In his affidavit the officer said that while standing next to her open window, he noticed the indicators that she had been drinking, and asked if she had been.

“She said she was coming from dinner with some ‘amazing friends’ but that she had not been drinking,” he wrote.

He arrested her after she failed a sobriety test, and she refused to take a Breathalyzer test on the scene, according to the affidavit.

Roadside exercises that Wilson Mourning performed were inconclusive about whether she was impaired, the closeout memo said.

"The strongest evidence the state had was the defendant's consciousness of guilt – in the fact that the defendant refused to submit to an intoxilyzer examination," said the memo. It noted that Wilson Mourning refused to take the intoxilyzer test at the police station after she "quite lucidly" inquired whether she would be arrested if she took the test and it showed no alcohol in her system, and was told that regardless of the result, she would be arrested for DUI.

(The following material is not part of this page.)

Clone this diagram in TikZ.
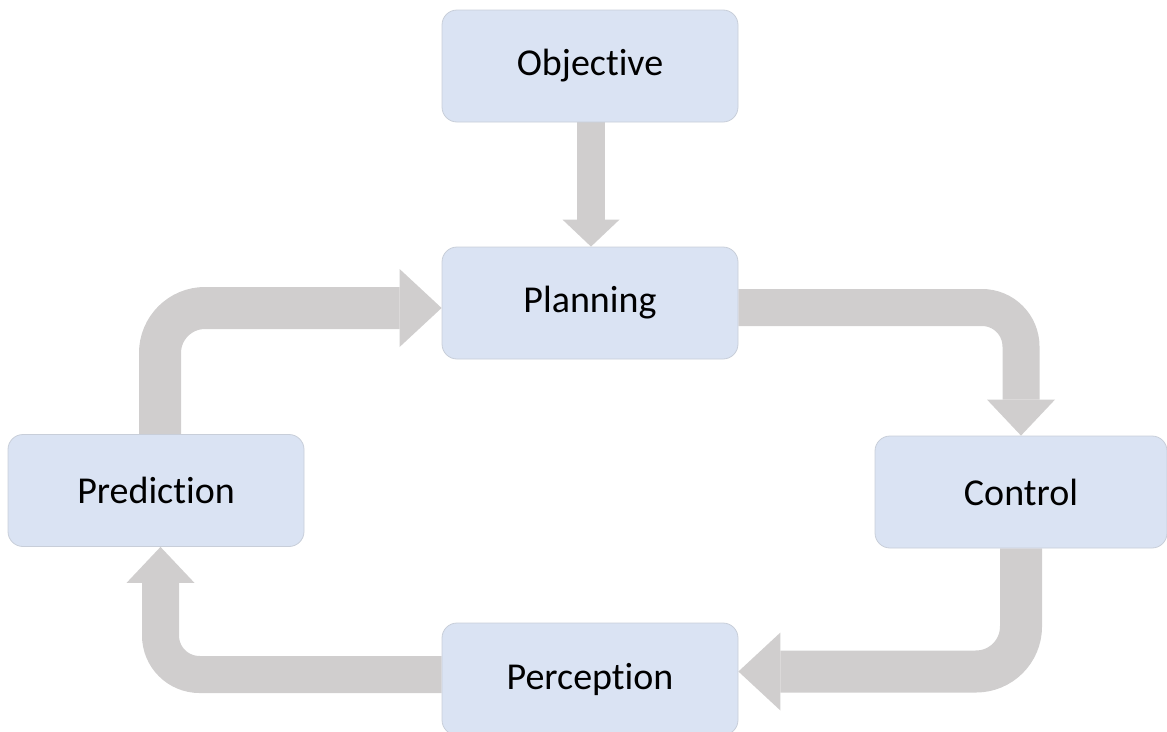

But when prosecutors balanced their strongest evidence against several other findings – including Wilson Mourning's lucid and polite demeanor throughout the night and the complicating conditions of the areas where the traffic stop was made and where the roadside exercises were conducted – they concluded that they could not prove the charge beyond all reasonable doubt.

They also cited the uncontested testimony of defense witnesses who said that Wilson Mourning had had wine with dinner some 8-10 hours before the incident, but because she was a designated driver, she drank only bottled water after that.

Wilson Mourning is the president and CEO of Honey Child by TWM, a line of all-natural beauty products that celebrate women.

Wilson Mourning is well-known as a community philanthropist. She founded the Honey Shine Mentoring Program for at-risk girls in 2002, and a North Miami high school was named after her husband and her in 2009.